What: Documentary film screening: “Fig Trees”
When: Monday, March 21 at 7 p.m.
Where: University Theatre (ADM 026), UBC’s Okanagan campus, Kelowna
Admission: Free and open to the public

What: Public talk: “Narcissus in Cairo”
When: Thursday, March 24 at 7 p.m.
Where: Black Box Theatre, 1375 Water Street, Kelowna
Admission: Free and open to the public

He’s talented, outspoken, openly gay, and has spent months in a brutal Egyptian prison, held without charges.

Human-rights activist John Greyson is also a Toronto film/video artist and professor at York University, who will spend a week at UBC’s Okanagan campus working with students and faculty. Also during his March 21-25 visit, Greyson presents a film screening and a public lecture.

Greyson was invited to be one of 2016’s Visiting Scholars by UBC’s Michael V. Smith, associate professor of Creative Writing, and Daniel Keyes, associate professor of Cultural Studies, both in the Faculty of Creative and Critical Studies (FCCS).

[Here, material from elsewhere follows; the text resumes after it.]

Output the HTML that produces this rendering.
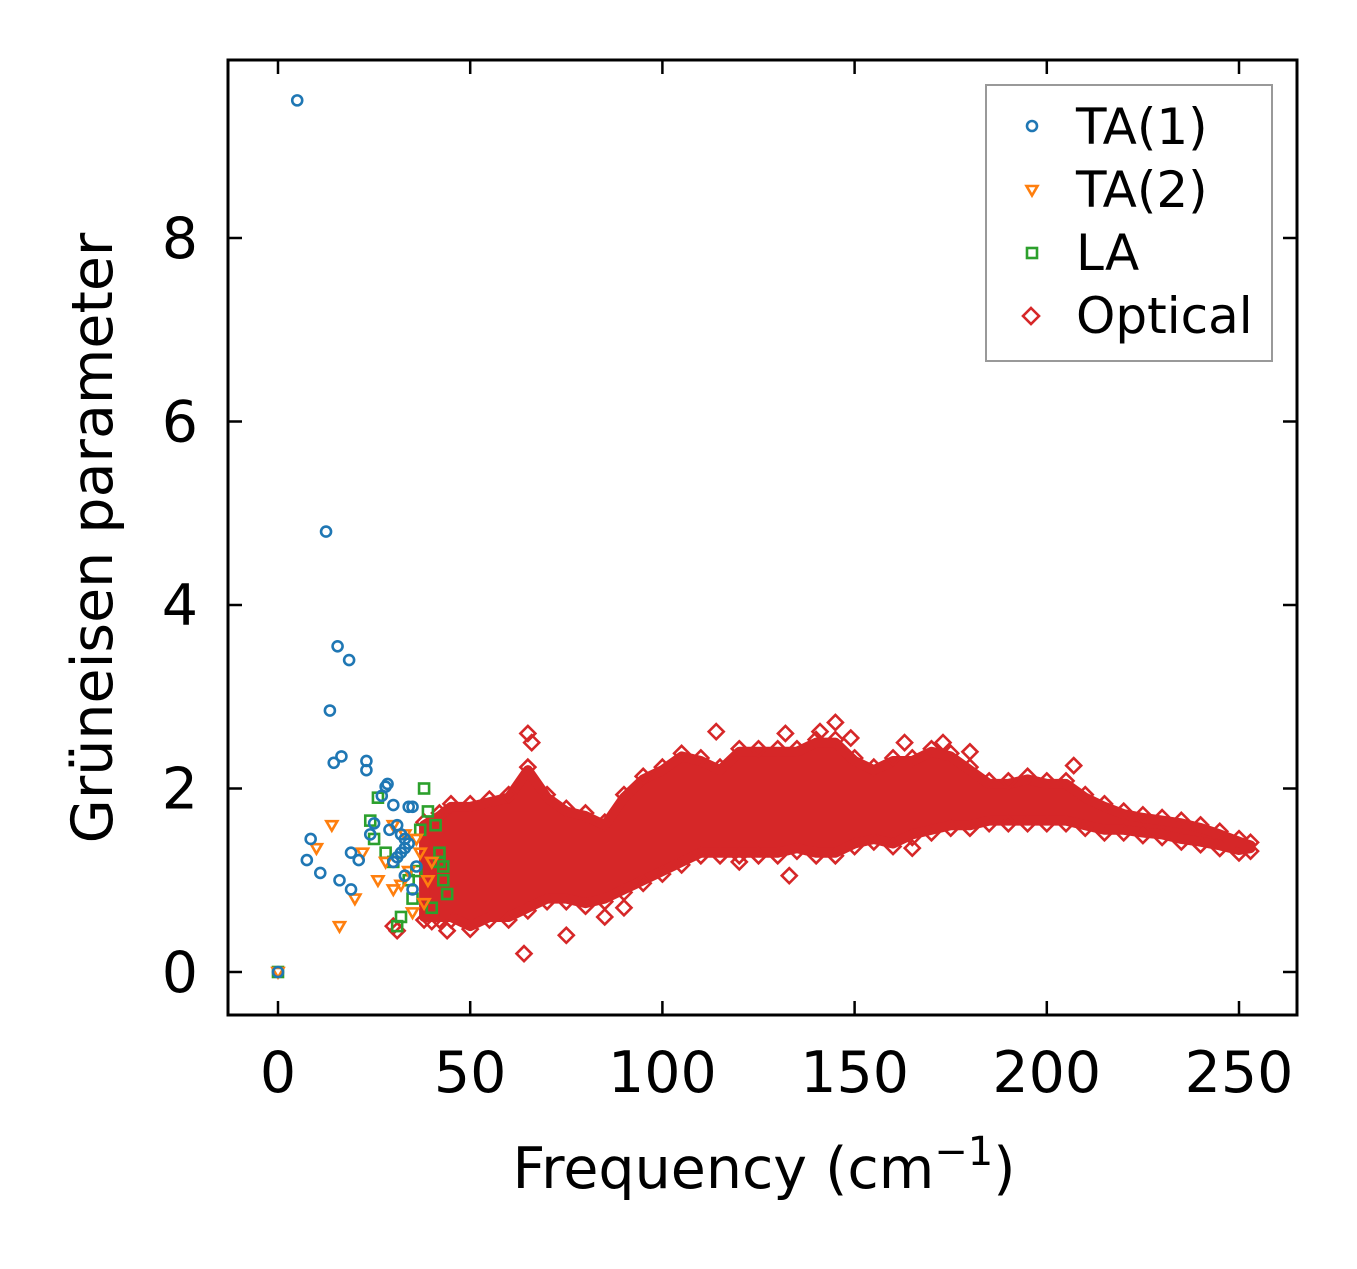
<!DOCTYPE html>
<html><head><meta charset="utf-8"><style>
html,body{margin:0;padding:0;background:#fff;}
svg text{font-family:"DejaVu Sans","Liberation Sans",sans-serif;}
</style></head><body>
<svg id="chart" width="1357" height="1264" xmlns="http://www.w3.org/2000/svg">
<rect width="1357" height="1264" fill="#fff"/>
<g id="plot"></g>
<g id="axes"></g>
</svg>
<script>
// ---- data ----
const xTicks = [0, 50, 100, 150, 200, 250];
const yTicks = [0, 2, 4, 6, 8];
// Optical band: frequency, lower and upper Grüneisen bounds of the dense cloud
const bandFreq = [38,42,45,50,55,60,65,70,75,80,85,90,95,100,105,110,115,120,125,130,135,140,145,150,155,160,165,170,175,180,185,190,195,200,205,210,215,220,225,230,235,240,245,250,253];
const bandLo   = [0.6,0.6,0.6,0.5,0.6,0.6,0.7,0.8,0.8,0.75,0.8,0.9,1.0,1.1,1.2,1.3,1.3,1.3,1.3,1.3,1.35,1.3,1.3,1.4,1.45,1.4,1.5,1.55,1.6,1.6,1.65,1.65,1.65,1.65,1.65,1.6,1.55,1.55,1.52,1.5,1.45,1.42,1.38,1.33,1.35];
const bandHi   = [1.6,1.7,1.8,1.8,1.85,1.9,2.2,1.9,1.75,1.7,1.6,1.9,2.1,2.2,2.35,2.3,2.2,2.4,2.4,2.4,2.4,2.5,2.5,2.3,2.2,2.3,2.3,2.4,2.35,2.2,2.05,2.05,2.1,2.05,2.05,1.9,1.8,1.72,1.68,1.65,1.62,1.57,1.5,1.42,1.38];
const optOutX = [65,66,64,75,31,30,114,145,141,132,149,163,173,180,207,133,120,165,85,90,40,44];
const optOutY = [2.6,2.5,0.2,0.4,0.45,0.5,2.62,2.72,2.62,2.6,2.55,2.5,2.5,2.4,2.25,1.05,1.2,1.35,0.6,0.7,0.55,0.45];
const ta1X = [5,12.5,15.5,18.5,13.5,14.5,16.5,23,23,8.5,7.5,11,16,19,19,21,24,25,27,28,28.5,29,30,31,32,33,34,35,34,33,32,31,30,36,35,33,0];
const ta1Y = [9.5,4.8,3.55,3.4,2.85,2.28,2.35,2.3,2.2,1.45,1.22,1.08,1.0,0.9,1.3,1.22,1.5,1.62,1.92,2.02,2.05,1.55,1.82,1.6,1.5,1.45,1.8,1.8,1.4,1.35,1.3,1.25,1.2,1.15,0.9,1.05,0];
const ta2X = [10,14,16,20,22,26,28,30,32,34,36,37,38,39,40,30,35,33,0];
const ta2Y = [1.35,1.6,0.5,0.8,1.3,1.0,1.2,1.6,0.95,1.1,1.45,1.3,0.75,1.0,1.2,0.9,0.65,1.5,0];
const laX = [26,28,30,34,36,38,39,41,42,43,44,31,32,35,37,40,42,43,24,25,0];
const laY = [1.9,1.3,1.2,1.0,1.1,2.0,1.75,1.6,1.2,1.0,0.85,0.5,0.6,0.8,1.55,0.7,1.3,1.15,1.65,1.45,0];
// ---- scales ----
const X0=228,X1=1297,Y0=60,Y1=1015;
function sx(v){return 278+v*(1239-278)/250;}
function sy(v){return 972-v*(972-238)/8;}
const NS="http://www.w3.org/2000/svg";
const plot=document.getElementById('plot'), axes=document.getElementById('axes');
function mk(tag,attrs,parent){const e=document.createElementNS(NS,tag);for(const k in attrs)e.setAttribute(k,attrs[k]);parent.appendChild(e);return e;}
const RED="#d62728",BLUE="#1f77b4",ORANGE="#ff7f0e",GREEN="#2ca02c";
function diamond(x,y,p){const s=7.5;const e=mk('polygon',{points:`${x},${y-s} ${x+s},${y} ${x},${y+s} ${x-s},${y}`,fill:'none',stroke:RED,'stroke-width':2.6},p);

return e;}
let pts=[];
for(let i=0;i<bandFreq.length;i++)pts.push(sx(bandFreq[i])+','+sy(bandHi[i]));
for(let i=bandFreq.length-1;i>=0;i--)pts.push(sx(bandFreq[i])+','+sy(bandLo[i]));
const band=mk('polygon',{points:pts.join(' '),fill:RED,stroke:RED,'stroke-width':10,'stroke-linejoin':'round'},plot);


for(let i=0;i<bandFreq.length;i++){diamond(sx(bandFreq[i]),sy(bandHi[i])-3,plot);diamond(sx(bandFreq[i]),sy(bandLo[i])+3,plot);}
for(let i=0;i<optOutX.length;i++)diamond(sx(optOutX[i]),sy(optOutY[i]),plot);
for(let i=0;i<laX.length;i++){const e=mk('rect',{x:sx(laX[i])-5,y:sy(laY[i])-5,width:10,height:10,fill:'none',stroke:GREEN,'stroke-width':2.6},plot);

}
for(let i=0;i<ta2X.length;i++){const x=sx(ta2X[i]),y=sy(ta2Y[i]);const e=mk('polygon',{points:`${x-5.5},${y-4} ${x+5.5},${y-4} ${x},${y+5.5}`,fill:'none',stroke:ORANGE,'stroke-width':2.6},plot);

}
for(let i=0;i<ta1X.length;i++){const e=mk('circle',{cx:sx(ta1X[i]),cy:sy(ta1Y[i]),r:5,fill:'none',stroke:BLUE,'stroke-width':2.6},plot);

}
const fr=mk('rect',{x:X0,y:Y0,width:X1-X0,height:Y1-Y0,fill:'none',stroke:'#000','stroke-width':3},axes);


xTicks.forEach(t=>{const x=sx(t);
mk('line',{x1:x,y1:Y1,x2:x,y2:Y1-14,stroke:'#000','stroke-width':2.5},axes);
mk('line',{x1:x,y1:Y0,x2:x,y2:Y0+14,stroke:'#000','stroke-width':2.5},axes);
const tx=mk('text',{x:x,y:1092,'font-size':57,'text-anchor':'middle'},axes);tx.textContent=t;

});
yTicks.forEach(t=>{const y=sy(t);
mk('line',{x1:X0,y1:y,x2:X0+14,y2:y,stroke:'#000','stroke-width':2.5},axes);
mk('line',{x1:X1,y1:y,x2:X1-14,y2:y,stroke:'#000','stroke-width':2.5},axes);
const tx=mk('text',{x:198,y:y+20,'font-size':57,'text-anchor':'end'},axes);tx.textContent=t;

});
</script>
<svg style="position:absolute;left:0;top:0" width="1357" height="1264" xmlns="http://www.w3.org/2000/svg">
<text x="764" y="1188" font-size="57" text-anchor="middle">Frequency (cm<tspan dy="-23" font-size="40">−1</tspan><tspan dy="23">)</tspan></text>
<text transform="translate(112,538) rotate(-90)" font-size="57" text-anchor="middle">Grüneisen parameter</text>
<g>
<rect x="986" y="85" width="286" height="276" fill="#fff" stroke="#999" stroke-width="2"/>
<circle cx="1032" cy="126" r="5" fill="none" stroke="#1f77b4" stroke-width="2.6"/>
<text x="1076" y="144" font-size="50">TA(1)</text>
<polygon points="1026.5,186 1037.5,186 1032,195.5" fill="none" stroke="#ff7f0e" stroke-width="2.6"/>
<text x="1076" y="207" font-size="50">TA(2)</text>
<rect x="1027" y="248" width="10" height="10" fill="none" stroke="#2ca02c" stroke-width="2.6"/>
<text x="1076" y="270" font-size="50">LA</text>
<polygon points="1031,308 1039,316 1031,324 1023,316" fill="none" stroke="#d62728" stroke-width="2.6"/>
<text x="1076" y="333" font-size="50">Optical</text>
</g>
</svg>
</body></html>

“John Greyson isn’t just one of the most influential independent filmmakers in Canada, nor just a world-class artist-activist, he was also a cause célèbre for his illegal incarceration in Egypt,” says Smith. “Artists around the world denounced his seizure. His Okanagan visit will be inspiring, as he brings together filmmaking, politics and global responsibility.”

Greyson’s film shorts, features and installations include: Fig Trees, Proteus the Law of Enclosures, Lilies, Un©ut, Zero Patience, The Making of Monsters and Urinal.

During his visit to UBC Okanagan, Greyson will screen Fig Trees, a feature-length documentary opera about the struggles of AIDS activists Tim McCaskell of Toronto and Zackie Achmat of Cape Town, as they fight for access to drug treatment. The free screening is Monday, March 21 at 7 p.m. in the University Theatre (ADM 026) at UBC’s Okanagan campus.

Greyson also presents a free public lecture, titled “Narcissus in Cairo,” on Thursday, March 24 at the Black Box Theatre, 1375 Water St., downtown Kelowna, 7 p.m. Detailing his self-named “Egyptian spa vacation,” the talk is a queer reading of his internationally-denounced detainment in an Egyptian prison sell with 38 other prisoners, without charges, for seven weeks in 2013.

An Associate Professor in Film Production at York University, and a PhD candidate in Sexual Diversity/Drama at U of T, Greyson was awarded the Toronto Arts Award for Film/Video (2000), the Bell Canada Video Art Award (2007), and the Alanis Obamsawin Cinema Politica Award (2011).

Beyond traditional feature and documentary filmmaking, Greyson has created a number of activist new-media projects, including a 40-webisode murder mystery he created for the Toronto Transit Commission to be broadcast on their subway platforms (2014).